L’éducation passe aussi et surtout par les sentiments. Celui du bien-être s’oppose au mal-être, ce n’est pas une surprise. Pourtant, ils apportent sensiblement quelque chose de réconfortant, si l’on parvient à accepter leur complémentarité. Martin Lund s’en saisit, à l’aide d’une vitalité qui renoue avec la nostalgie ou qui fusionne avec l’actualité, suivant sa tranche d’âge. Il ne nous laisse pas indifférent dans son discours, bien qu’on puisse le rencontrer à tout-va dans divers teen-movies. Mais celui-ci possède une personnalité, qui ne s’embrume pas dans l’outrance ou l’extravagance, pour le simple outil de divertissement. Il y aura toujours quelque chose à explorer dans cette période indécise qu’est l’adolescence. La transition vers la maturité est une étape douloureuse, propre à la dureté d’une époque perdue dans le passé et que l’on ne peut ni rattraper, ni réparer.
Loin de la cruauté qu’évoque le titre, celui-ci met tout de même en évidence un certain traumatisme qui traverse les couloirs des collèges et lycées. Le flux d’élèves n’est que rencontre et collision, un éternel cycle qui ne ralentit que dans les moments les plus intenses. Ceux-ci prennent forme dans le point de vue du groupe, qui aura toujours plus de visibilité sur l’individu, mais pas le dernier mot. Frida (Elli Rhiannon Müller Osbourne), une enclave au système de conduite en Norvège, n’agace pas son monde mais accepte d’être mise de côté afin de tutoyer une liberté que nul ne peut lui offrir. Sa présence est bien évidemment nuancée en profondeur, car ce que le conformiste propose, n’est que superficiel dans le long terme. C’est justement l’arrivée du modèle de réussite et d’admiration qui s’abandonne de plus en plus à ses désirs. Marius (Jonas Tidemann) est doué, bilingue et remplit toutes les tâches qu’on lui tend. Mais il existe une contrepartie qu’il découvre avec beaucoup d’émotions et de stupeur, qu’on le placera au centre de tous les regards, de toutes les attentes et de toutes les confusions.

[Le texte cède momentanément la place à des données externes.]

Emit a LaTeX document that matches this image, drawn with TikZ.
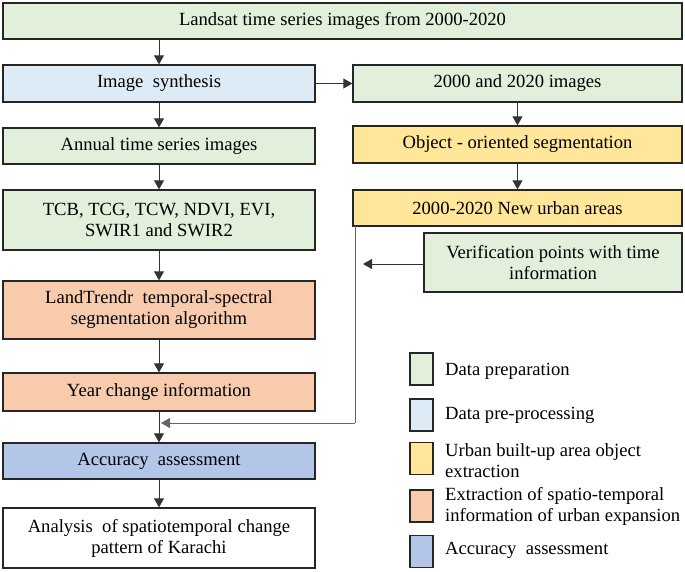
\documentclass[tikz,border=0pt]{standalone}
\usepackage{fontspec}
\setmainfont{Liberation Serif}
\usetikzlibrary{arrows.meta}
\definecolor{cgreen}{HTML}{E2EFDA}
\definecolor{cblue}{HTML}{DDEBF7}
\definecolor{cyellow}{HTML}{FFE699}
\definecolor{corange}{HTML}{F8CBAD}
\definecolor{cdblue}{HTML}{B4C6E7}
\tikzset{
  box/.style={draw=black!85, line width=1.3pt, inner sep=0pt, align=center,
    font=\fontsize{18.6}{21}\selectfont},
  lbox/.style={draw=black!85, line width=1.3pt, inner sep=0pt, minimum width=23, minimum height=32},
  ltext/.style={anchor=west, inner sep=0pt, align=left, font=\fontsize{18.6}{21}\selectfont},
  arr/.style={draw=black!80, line width=0.8pt, -{Triangle[width=10pt,length=9pt]}},
  ln/.style={draw=black!60, line width=0.8pt}
}
\begin{document}
\begin{tikzpicture}[x=1pt,y=-1pt]
\useasboundingbox (0,0) rectangle (685,571);
\node[box, fill=cgreen, minimum width=679, minimum height=36] (top) at (342.5,21) {Landsat time series images from 2000-2020};
\node[box, fill=cblue, minimum width=312, minimum height=37] (synth) at (159,83.5) {Image\hspace{0.5em}synthesis};
\node[box, fill=cgreen, minimum width=329, minimum height=37] (img2) at (517.5,83.5) {2000 and 2020 images};
\node[box, fill=cgreen, minimum width=312, minimum height=36] (annual) at (159,146) {Annual time series images};
\node[box, fill=cyellow, minimum width=329, minimum height=37] (object) at (517.5,144.5) {Object - oriented segmentation};
\node[box, fill=cgreen, minimum width=312, minimum height=60] (tcb) at (159,220) {TCB, TCG, TCW, NDVI, EVI,\\SWIR1 and SWIR2};
\node[box, fill=cyellow, minimum width=329, minimum height=36] (urban) at (517.5,208) {2000-2020 New urban areas};
\node[box, fill=cgreen, minimum width=258, minimum height=59] (verif) at (553,262.5) {Verification points with time\\information};
\node[box, fill=corange, minimum width=312, minimum height=58] (land) at (159,310) {LandTrendr\hspace{0.5em}temporal-spectral\\segmentation algorithm};
\node[box, fill=corange, minimum width=312, minimum height=38] (year) at (159,392) {Year change information};
\node[box, fill=cdblue, minimum width=312, minimum height=36] (acc) at (159,461) {Accuracy\hspace{0.5em}assessment};
\node[box, fill=white, minimum width=312, minimum height=60] (anal) at (159,538) {Analysis\hspace{0.5em}of spatiotemporal change\\pattern of Karachi};

% connectors
\draw[arr] (top.south -| synth.north) -- (synth.north);
\draw[arr] (synth.east) -- (img2.west);
\draw[arr] (synth) -- (annual);
\draw[arr] (img2) -- (object);
\draw[arr] (annual) -- (tcb);
\draw[arr] (object) -- (urban);
\draw[arr] (tcb) -- (land);
\draw[arr] (land) -- (year);
\draw[arr] (year) -- (acc);
\draw[arr] (acc) -- (anal);
\coordinate (vtop) at (355,226);
\coordinate (vbot) at (355,423);
\coordinate (vin) at (363,264);
\coordinate (hend) at (161,423);
\draw[ln] (vtop) -- (vbot);
\draw[arr, draw=black!60] (vbot) -- (hend);
\draw[arr] (verif.west |- vin) -- (vin);

% legend
\node[lbox, fill=cgreen] (l1) at (421.5,369) {};
\node[lbox, fill=cblue] (l2) at (421.5,415) {};
\node[lbox, fill=cyellow] (l3) at (421.5,458.5) {};
\node[lbox, fill=corange] (l4) at (421.5,506) {};
\node[lbox, fill=cdblue] (l5) at (421.5,551.5) {};
\node[ltext] (t1) at (445,371) {Data preparation};
\node[ltext] (t2) at (445,415) {Data pre-processing};
\node[ltext] (t3) at (445,461) {Urban built-up area object\\extraction};
\node[ltext] (t4) at (445,506) {Extraction of spatio-temporal\\information of urban expansion};
\node[ltext] (t5) at (445,550) {Accuracy\hspace{0.5em}assessment};
\end{tikzpicture}
\end{document}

Le temple de la pédagogie ne livre donc pas toute la sérénité qui devrait l’accompagner, car les mœurs évoluent, tout comme la mentalité des groupes qui bouscule un peu trop la sensibilité. Entre l’amour et la vie sexuelle, la partition reste consciente de ses enchainements, tantôt mélodieux, tantôt maladroits. Lund s’amuse ainsi à regarder ces deux âmes, définies par leur apparence et leur dérive. En parallèle, il ne laisse pas son univers sanglé à la caricature et développe chaque problématique avec honnêteté. Ce que les adultes ignorent se recoupe avec l’expérience passée, qui les agrippe à leur enfant, dont il est difficile de comprendre les pensées, même les plus sombres. Ils sont parents, professeur et médiateur dans cet exercice, mais souvent au service de la normalité, que l’on combat avec la rupture des règles et des conventions. La rébellion est pourtant un des fruits de l’adolescence et on en établit un portrait ludique, sauvage et raccord avec cette émancipation, qui guette chaque détour de conduite.
Ainsi, « Psychobitch » ne manque pas d’être efficace, car nous ramène à l’innocence d’une enfance qui rallie tous les maux d’une société, ponçant tous les contours possibles. Et c’est ce qui est intéressant dans cette nouvelle fable d’école, qui ne sombre pas dans le pessimisme ou le dépressif. Au contraire, elle s’offre des opportunités à ses personnages, tout comme aux spectateurs concernés, qu’il reste toujours une « danse » à partager, au crochet d’une rédemption morale. Les sentiments sont faits pour s’exprimer, qu’importe le rythme, qu’importe la musique, pourvu qu’ils soient sincères.